Ultras Atalanta, “non è associazione a delinquere”. Giudice rivede l’accusa

Processo ultrà Atalanta, cade l'accusa per associazione a delinquere
La curva dei tifosi dell’Atalanta (LaPresse)

BERGAMO – “Non è associazione a delinquere. Non luogo a procedere perché il fatto non sussiste”. Con queste parole il giudice Patrizia Ingrascì ha in pratica scagionato i 6 ultrà imputati. Mentre il processo si farà per 140 imputati, accusati di un lungo elenco di reati ‘da stadio’.

Il giudice Ingrascì ha infatti ritenuto che ci siano elementi sufficienti per continuare l’iter giudiziario che porterà a stabilire le responsabilità sugli scontri di Atalanta-Catania e Atalanta-Inter (2009), sull’assalto a colpi di molotov e bombe carta alla Berghem Fest leghista che ad Alzano Lombardo, nell’agosto 2010, vedeva ospiti i ministri Calderoli, Maroni e Tremonti e l’aggressione al giornalista dell’Eco di Bergamo Stefano Serpellini, preso a spintoni e testate a pochi passi dal tribunale perché ‘colpevole’, secondo gli ultrà, di aver seguito un processo per detenzione di cocaina che vedeva un tifoso atalantino alla sbarra degli imputati.
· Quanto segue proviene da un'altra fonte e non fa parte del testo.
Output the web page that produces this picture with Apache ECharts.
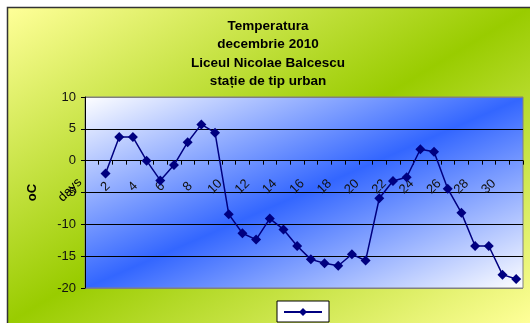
<!DOCTYPE html>
<html>
<head>
<meta charset="utf-8">
<script src="https://cdn.jsdelivr.net/npm/echarts@6/dist/echarts.min.js"></script>
<style>
  html, body { margin: 0; padding: 0; background: #fff; }
  #chart { width: 530px; height: 323px; }
</style>
</head>
<body>
<div id="chart"></div>
<script>
// Day numbers on the category axis (first slot has no reading)
const days = ['1','2','3','4','5','6','7','8','9','10','11','12','13','14','15','16',
              '17','18','19','20','21','22','23','24','25','26','27','28','29','30','31','32'];
// Daily temperature readings, °C
const temperatures = [null, -2.0, 3.7, 3.7, 0.0, -3.1, -0.7, 2.9, 5.7, 4.4, -8.4, -11.4, -12.4,
                      -9.1, -10.8, -13.4, -15.5, -16.1, -16.5, -14.7, -15.7, -5.9, -3.2, -2.6,
                      1.8, 1.4, -4.4, -8.2, -13.4, -13.4, -17.9, -18.6];
// Day labels printed under the axis
const dayTicks = ['2','4','6','8','10','12','14','16','18','20','22','24','26','28','30'];
// Temperature scale
const yMin = -20, yMax = 10, yStep = 5;

const titleLines = ['Temperatura', 'decembrie 2010', 'Liceul Nicolae Balcescu', 'stație de tip urban'];

const W = 530, H = 323;
// Plot rectangle inside the frame
const gridBox = { left: 85, top: 97, right: 7, bottom: 35 };
const plotW = W - gridBox.left - gridBox.right;
const plotH = H - gridBox.top - gridBox.bottom;
// The day axis sits on the 0 °C line: lift it up from the bottom edge
const zeroLift = plotH * (0 - yMin) / (yMax - yMin);

// Corner-to-corner gradient whose middle band runs along the
// bottom-left / top-right diagonal of a w×h box
function diagonalVector(w, h) {
  const t = (2 * w * h) / (w * w + h * h);
  return { dx: h * t, dy: w * t };
}

const chart = echarts.init(document.getElementById('chart'), null, { renderer: 'canvas' });

const frame = { x: 7.5, y: 7.5, w: 523, h: 316 };
const fv = diagonalVector(frame.w, frame.h);
const frameFill = new echarts.graphic.LinearGradient(
  frame.x, frame.y, frame.x + fv.dx, frame.y + fv.dy, [
    { offset: 0, color: '#ffff99' },
    { offset: 0.5, color: '#99cc00' },
    { offset: 1, color: '#ffff99' }
  ], true);

const pv = diagonalVector(plotW, plotH);
const plotFill = new echarts.graphic.LinearGradient(0, 0, pv.dx / plotW, pv.dy / plotH, [
  { offset: 0, color: '#ffffff' },
  { offset: 0.5, color: '#3366ff' },
  { offset: 1, color: '#ffffff' }
]);

chart.setOption({
  animation: false,
  backgroundColor: '#ffffff',
  graphic: [
    {
      type: 'rect', z: -10, silent: true,
      shape: { x: frame.x, y: frame.y, width: 540, height: 330 },
      style: { fill: frameFill, stroke: '#333333', lineWidth: 1.5 }
    },
    {
      type: 'text', z: 10, silent: true,
      x: 70, y: 190, rotation: Math.PI / 4,
      style: {
        text: 'days', fontFamily: 'Liberation Sans', fontSize: 13, fill: '#000',
        align: 'center', verticalAlign: 'middle'
      }
    }
  ],
  title: {
    text: titleLines.join('\n'),
    left: 268, top: 17, textAlign: 'center', padding: 0,
    textStyle: {
      fontFamily: 'Liberation Sans', fontWeight: 'bold', fontSize: 13.5,
      lineHeight: 18.5, color: '#000'
    }
  },
  legend: {
    left: 277, top: 301, padding: [6, 6, 6, 6],
    itemWidth: 38, itemHeight: 10, itemGap: 0,
    backgroundColor: '#ffffff', borderColor: '#000000', borderWidth: 1, borderRadius: 0,
    formatter: () => '',
    textStyle: { fontSize: 1 }
  },
  grid: Object.assign({
    show: true, backgroundColor: plotFill, borderColor: '#808080', borderWidth: 1
  }, gridBox),
  xAxis: {
    type: 'category',
    data: days,
    boundaryGap: true,
    position: 'bottom',
    offset: -zeroLift,
    axisLine: { onZero: false, lineStyle: { color: '#000', width: 1 } },
    axisTick: { show: true, interval: 0, length: 4, inside: false, lineStyle: { color: '#000' } },
    axisLabel: {
      rotate: 45, margin: 26, align: 'center', verticalAlign: 'middle',
      interval: (idx, val) => dayTicks.indexOf(val) !== -1,
      fontFamily: 'Liberation Sans', fontSize: 13, color: '#111'
    },
    splitLine: { show: false }
  },
  yAxis: {
    type: 'value',
    min: yMin, max: yMax, interval: yStep,
    name: 'oC', nameLocation: 'middle', nameGap: 46, nameRotate: 90,
    nameTextStyle: { fontFamily: 'Liberation Sans', fontWeight: 'bold', fontSize: 13, color: '#000' },
    axisLine: { show: true, lineStyle: { color: '#000', width: 1 } },
    axisTick: { show: true, length: 4, lineStyle: { color: '#000' } },
    axisLabel: { margin: 9, fontFamily: 'Liberation Sans', fontSize: 13, color: '#111' },
    splitLine: {
      show: true,
      lineStyle: { color: ['#808080', '#000', '#000', '#000', '#000', '#000', '#808080'], width: 1 }
    }
  },
  series: [{
    name: 'Temperatura',
    type: 'line',
    data: temperatures,
    connectNulls: false,
    showAllSymbol: true,
    symbol: 'diamond', symbolSize: 10,
    itemStyle: { color: '#000080' },
    lineStyle: { color: '#000080', width: 1.5 }
  }]
});
</script>
</body>
</html>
Nella sentenza il giudice osserva come il reato associativo sia caratterizzato da tre elementi: “Il vincolo associativo, l’indeterminatezza del programma criminoso e l’esistenza di una struttura organizzativa”. Requisiti che secondo il gup “non possono ritenersi adeguatamente dimostrati attraverso le indagini”.

Il giudice di fatto ha accolto la tesi della difesa: gli ultrà non sono un’associazione finalizzata a commettere reati da stadio, come sosteneva il pm Carmen Pugliese, che valuta il ricorso in Cassazione.